Set task:
Shown below is a listing with pictures; reproduce exactly, and only, the lines between the ones containing "Give me the Plotly source for this chart." and "showlegend=False))", inclusive, leaving the pictures out.

Records shown:

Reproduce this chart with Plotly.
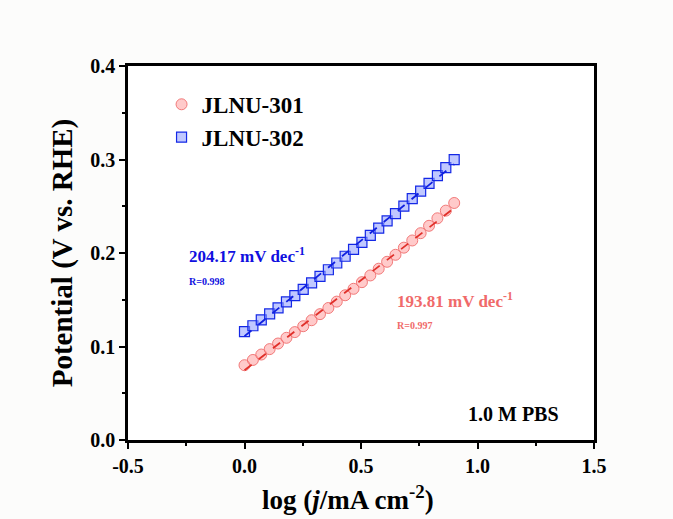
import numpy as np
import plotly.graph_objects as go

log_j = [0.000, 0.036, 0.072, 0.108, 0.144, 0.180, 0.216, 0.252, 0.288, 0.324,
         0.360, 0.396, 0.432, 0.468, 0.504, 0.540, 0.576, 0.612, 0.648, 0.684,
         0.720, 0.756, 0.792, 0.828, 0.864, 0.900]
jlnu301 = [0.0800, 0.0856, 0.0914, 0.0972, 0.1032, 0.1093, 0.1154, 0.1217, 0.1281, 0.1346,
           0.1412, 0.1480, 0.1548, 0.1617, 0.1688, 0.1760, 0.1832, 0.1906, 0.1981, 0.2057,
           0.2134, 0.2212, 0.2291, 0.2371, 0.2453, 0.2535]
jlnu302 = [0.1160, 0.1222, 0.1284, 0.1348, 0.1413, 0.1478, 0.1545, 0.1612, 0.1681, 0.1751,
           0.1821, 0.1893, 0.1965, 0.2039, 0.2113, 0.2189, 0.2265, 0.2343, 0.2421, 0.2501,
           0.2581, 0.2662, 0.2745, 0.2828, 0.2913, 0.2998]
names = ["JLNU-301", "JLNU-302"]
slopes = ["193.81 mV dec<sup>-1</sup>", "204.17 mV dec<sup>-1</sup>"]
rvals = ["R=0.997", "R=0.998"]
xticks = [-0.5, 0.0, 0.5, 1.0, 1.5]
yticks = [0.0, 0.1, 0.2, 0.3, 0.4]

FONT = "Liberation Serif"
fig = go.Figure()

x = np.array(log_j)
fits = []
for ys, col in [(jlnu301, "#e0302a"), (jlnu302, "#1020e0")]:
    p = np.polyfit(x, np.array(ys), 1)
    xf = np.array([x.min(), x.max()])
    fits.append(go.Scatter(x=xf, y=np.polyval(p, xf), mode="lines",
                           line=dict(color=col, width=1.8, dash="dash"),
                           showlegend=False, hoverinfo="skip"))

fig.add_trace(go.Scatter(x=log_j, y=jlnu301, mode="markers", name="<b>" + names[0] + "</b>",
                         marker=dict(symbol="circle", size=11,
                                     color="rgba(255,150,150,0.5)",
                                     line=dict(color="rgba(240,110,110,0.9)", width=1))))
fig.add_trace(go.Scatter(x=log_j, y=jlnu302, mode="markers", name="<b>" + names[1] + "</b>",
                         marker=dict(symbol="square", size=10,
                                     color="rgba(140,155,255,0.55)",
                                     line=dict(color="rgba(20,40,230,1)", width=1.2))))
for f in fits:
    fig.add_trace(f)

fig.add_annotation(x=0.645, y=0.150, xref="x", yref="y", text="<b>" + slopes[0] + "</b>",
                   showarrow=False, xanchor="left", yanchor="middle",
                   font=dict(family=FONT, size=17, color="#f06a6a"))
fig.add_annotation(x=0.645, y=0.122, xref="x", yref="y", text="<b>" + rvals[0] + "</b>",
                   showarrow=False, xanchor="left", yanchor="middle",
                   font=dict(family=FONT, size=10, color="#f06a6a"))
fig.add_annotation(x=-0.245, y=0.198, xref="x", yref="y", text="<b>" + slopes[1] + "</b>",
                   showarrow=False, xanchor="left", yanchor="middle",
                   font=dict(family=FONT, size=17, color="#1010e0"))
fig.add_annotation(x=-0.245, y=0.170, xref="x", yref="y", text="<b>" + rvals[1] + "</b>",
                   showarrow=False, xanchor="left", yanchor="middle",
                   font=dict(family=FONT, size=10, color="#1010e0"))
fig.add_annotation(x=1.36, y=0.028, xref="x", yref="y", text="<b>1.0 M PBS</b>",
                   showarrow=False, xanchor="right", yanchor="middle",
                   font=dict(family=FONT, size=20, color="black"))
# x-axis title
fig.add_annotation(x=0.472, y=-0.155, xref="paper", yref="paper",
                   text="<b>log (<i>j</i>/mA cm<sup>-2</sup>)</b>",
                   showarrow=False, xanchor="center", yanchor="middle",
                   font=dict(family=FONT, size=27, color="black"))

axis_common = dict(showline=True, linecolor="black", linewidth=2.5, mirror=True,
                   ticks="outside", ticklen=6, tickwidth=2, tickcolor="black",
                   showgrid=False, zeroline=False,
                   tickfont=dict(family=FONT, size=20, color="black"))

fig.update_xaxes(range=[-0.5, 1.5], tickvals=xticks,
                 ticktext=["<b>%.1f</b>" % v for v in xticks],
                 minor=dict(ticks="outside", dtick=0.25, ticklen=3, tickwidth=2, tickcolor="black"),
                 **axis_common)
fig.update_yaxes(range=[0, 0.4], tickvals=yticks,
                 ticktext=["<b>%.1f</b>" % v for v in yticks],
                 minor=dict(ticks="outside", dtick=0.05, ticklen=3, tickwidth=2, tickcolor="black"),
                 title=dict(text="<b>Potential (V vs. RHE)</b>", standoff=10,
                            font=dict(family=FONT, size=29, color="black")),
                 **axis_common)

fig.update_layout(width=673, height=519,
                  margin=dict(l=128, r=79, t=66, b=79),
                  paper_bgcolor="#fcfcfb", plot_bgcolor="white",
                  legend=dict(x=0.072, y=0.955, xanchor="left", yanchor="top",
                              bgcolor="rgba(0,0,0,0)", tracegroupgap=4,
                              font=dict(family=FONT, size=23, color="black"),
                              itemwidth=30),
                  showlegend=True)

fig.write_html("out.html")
* * *
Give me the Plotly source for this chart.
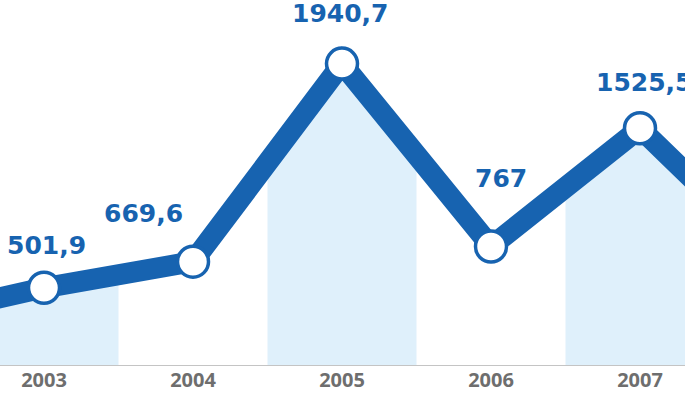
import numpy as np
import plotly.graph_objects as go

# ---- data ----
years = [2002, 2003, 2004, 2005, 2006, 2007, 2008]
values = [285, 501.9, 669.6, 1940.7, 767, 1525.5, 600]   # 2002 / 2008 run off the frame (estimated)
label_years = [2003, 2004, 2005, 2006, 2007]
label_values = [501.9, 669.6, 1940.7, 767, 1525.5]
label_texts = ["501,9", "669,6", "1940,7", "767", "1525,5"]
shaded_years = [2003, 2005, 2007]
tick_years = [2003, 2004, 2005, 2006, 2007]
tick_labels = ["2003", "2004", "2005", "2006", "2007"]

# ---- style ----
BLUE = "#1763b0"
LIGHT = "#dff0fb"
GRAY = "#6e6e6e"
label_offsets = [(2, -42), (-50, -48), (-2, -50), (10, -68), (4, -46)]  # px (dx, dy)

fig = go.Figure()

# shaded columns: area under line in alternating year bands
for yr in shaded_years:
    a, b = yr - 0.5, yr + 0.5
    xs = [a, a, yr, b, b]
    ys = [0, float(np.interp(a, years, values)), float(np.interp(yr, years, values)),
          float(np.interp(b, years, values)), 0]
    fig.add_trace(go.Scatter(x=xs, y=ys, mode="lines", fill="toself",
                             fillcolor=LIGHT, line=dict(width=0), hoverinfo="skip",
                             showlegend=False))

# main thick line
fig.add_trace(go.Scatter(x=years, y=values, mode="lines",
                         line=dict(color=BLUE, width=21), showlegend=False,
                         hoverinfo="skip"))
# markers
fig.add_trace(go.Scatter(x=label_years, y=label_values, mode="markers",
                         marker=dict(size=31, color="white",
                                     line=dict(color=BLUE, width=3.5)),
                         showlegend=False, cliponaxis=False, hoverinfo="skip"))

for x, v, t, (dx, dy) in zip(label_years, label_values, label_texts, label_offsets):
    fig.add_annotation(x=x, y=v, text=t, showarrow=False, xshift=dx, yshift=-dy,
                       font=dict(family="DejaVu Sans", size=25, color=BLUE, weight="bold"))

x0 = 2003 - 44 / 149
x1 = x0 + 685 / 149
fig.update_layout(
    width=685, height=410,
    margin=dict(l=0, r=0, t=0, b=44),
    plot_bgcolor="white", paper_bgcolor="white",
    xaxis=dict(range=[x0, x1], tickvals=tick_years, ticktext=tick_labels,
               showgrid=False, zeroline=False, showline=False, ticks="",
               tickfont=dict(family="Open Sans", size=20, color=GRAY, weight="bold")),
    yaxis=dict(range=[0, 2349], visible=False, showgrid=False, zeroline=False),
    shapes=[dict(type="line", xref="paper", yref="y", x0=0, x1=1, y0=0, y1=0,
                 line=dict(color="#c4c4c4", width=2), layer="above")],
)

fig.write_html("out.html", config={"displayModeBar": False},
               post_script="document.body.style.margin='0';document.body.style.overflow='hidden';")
...
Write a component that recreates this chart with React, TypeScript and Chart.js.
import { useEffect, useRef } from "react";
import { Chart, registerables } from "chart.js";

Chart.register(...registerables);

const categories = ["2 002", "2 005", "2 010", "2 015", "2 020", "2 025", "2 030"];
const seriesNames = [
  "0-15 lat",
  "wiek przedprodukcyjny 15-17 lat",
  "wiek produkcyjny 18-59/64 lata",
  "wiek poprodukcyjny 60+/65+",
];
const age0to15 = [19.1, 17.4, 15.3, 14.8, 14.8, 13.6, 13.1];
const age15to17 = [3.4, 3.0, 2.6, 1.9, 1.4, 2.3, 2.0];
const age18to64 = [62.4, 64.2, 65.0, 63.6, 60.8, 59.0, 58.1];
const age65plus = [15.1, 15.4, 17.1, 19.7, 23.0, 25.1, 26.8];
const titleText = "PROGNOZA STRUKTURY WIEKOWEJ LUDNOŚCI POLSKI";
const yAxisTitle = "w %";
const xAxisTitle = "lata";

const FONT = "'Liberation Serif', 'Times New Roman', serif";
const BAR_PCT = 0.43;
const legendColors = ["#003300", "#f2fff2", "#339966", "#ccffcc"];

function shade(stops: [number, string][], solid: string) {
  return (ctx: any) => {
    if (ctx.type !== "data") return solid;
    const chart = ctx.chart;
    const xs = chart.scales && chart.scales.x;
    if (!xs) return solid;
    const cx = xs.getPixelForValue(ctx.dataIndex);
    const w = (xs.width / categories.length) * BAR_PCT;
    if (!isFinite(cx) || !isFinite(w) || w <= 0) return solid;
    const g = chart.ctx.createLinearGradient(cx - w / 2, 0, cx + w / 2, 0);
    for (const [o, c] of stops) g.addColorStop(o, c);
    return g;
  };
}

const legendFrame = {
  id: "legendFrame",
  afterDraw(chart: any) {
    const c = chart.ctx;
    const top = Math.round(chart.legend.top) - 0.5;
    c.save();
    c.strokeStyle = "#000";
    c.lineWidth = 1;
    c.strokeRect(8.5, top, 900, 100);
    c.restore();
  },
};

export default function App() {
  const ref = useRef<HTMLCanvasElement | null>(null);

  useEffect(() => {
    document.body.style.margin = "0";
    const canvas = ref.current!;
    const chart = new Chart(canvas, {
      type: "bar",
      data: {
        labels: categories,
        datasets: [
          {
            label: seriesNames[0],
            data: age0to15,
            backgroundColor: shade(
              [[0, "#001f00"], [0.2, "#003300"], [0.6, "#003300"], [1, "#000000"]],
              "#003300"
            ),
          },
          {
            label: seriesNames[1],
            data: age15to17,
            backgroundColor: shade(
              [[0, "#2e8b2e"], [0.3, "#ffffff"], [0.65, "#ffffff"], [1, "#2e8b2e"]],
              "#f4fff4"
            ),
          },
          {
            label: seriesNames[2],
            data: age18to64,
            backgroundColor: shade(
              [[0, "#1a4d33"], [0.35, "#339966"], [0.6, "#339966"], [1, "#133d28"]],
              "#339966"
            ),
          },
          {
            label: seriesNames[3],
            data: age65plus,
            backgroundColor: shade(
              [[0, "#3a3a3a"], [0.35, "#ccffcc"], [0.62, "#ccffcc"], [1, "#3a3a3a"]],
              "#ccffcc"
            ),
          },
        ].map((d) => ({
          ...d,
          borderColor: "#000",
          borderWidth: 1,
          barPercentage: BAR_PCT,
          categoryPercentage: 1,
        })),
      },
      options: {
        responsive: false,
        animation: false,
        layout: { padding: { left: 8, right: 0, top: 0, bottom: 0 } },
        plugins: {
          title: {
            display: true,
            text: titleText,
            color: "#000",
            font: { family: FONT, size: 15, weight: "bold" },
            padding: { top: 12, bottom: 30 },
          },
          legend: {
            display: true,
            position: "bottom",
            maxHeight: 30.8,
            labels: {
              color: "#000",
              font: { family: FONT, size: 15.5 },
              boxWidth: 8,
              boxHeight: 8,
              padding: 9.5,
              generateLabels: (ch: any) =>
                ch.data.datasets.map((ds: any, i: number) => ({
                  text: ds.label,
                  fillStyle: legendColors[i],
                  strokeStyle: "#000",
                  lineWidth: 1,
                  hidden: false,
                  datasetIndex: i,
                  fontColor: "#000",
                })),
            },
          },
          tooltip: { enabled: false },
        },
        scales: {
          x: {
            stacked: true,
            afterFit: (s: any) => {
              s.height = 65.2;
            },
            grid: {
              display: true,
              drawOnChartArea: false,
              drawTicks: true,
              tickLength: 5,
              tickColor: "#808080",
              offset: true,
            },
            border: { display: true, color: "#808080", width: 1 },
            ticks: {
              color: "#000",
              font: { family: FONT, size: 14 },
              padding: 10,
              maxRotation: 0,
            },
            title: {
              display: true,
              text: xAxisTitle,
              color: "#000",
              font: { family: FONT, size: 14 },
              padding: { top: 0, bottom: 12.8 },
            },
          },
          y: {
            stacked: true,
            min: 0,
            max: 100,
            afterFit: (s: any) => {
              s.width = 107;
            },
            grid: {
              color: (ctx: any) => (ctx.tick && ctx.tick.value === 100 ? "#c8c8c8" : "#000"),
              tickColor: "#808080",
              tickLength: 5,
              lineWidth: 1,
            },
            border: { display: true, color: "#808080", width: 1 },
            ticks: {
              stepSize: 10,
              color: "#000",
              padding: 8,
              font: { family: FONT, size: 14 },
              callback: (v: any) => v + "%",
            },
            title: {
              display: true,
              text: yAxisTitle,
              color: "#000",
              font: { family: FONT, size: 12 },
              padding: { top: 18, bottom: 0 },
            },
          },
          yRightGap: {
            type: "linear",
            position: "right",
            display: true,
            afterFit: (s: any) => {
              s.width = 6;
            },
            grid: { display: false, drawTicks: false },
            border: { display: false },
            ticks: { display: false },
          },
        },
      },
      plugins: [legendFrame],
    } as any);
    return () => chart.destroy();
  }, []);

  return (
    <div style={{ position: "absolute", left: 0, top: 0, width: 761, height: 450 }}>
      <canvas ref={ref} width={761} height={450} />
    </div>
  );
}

Correct result:
Give me the Plotly source for this chart.
import numpy as np
import plotly.graph_objects as go

# ---- data ----
years = [2002, 2003, 2004, 2005, 2006, 2007, 2008]
values = [285, 501.9, 669.6, 1940.7, 767, 1525.5, 600]   # 2002 / 2008 run off the frame (estimated)
label_years = [2003, 2004, 2005, 2006, 2007]
label_values = [501.9, 669.6, 1940.7, 767, 1525.5]
label_texts = ["501,9", "669,6", "1940,7", "767", "1525,5"]
shaded_years = [2003, 2005, 2007]
tick_years = [2003, 2004, 2005, 2006, 2007]
tick_labels = ["2003", "2004", "2005", "2006", "2007"]

# ---- style ----
BLUE = "#1763b0"
LIGHT = "#dff0fb"
GRAY = "#6e6e6e"
label_offsets = [(2, -42), (-50, -48), (-2, -50), (10, -68), (4, -46)]  # px (dx, dy)

fig = go.Figure()

# shaded columns: area under line in alternating year bands
for yr in shaded_years:
    a, b = yr - 0.5, yr + 0.5
    xs = [a, a, yr, b, b]
    ys = [0, float(np.interp(a, years, values)), float(np.interp(yr, years, values)),
          float(np.interp(b, years, values)), 0]
    fig.add_trace(go.Scatter(x=xs, y=ys, mode="lines", fill="toself",
                             fillcolor=LIGHT, line=dict(width=0), hoverinfo="skip",
                             showlegend=False))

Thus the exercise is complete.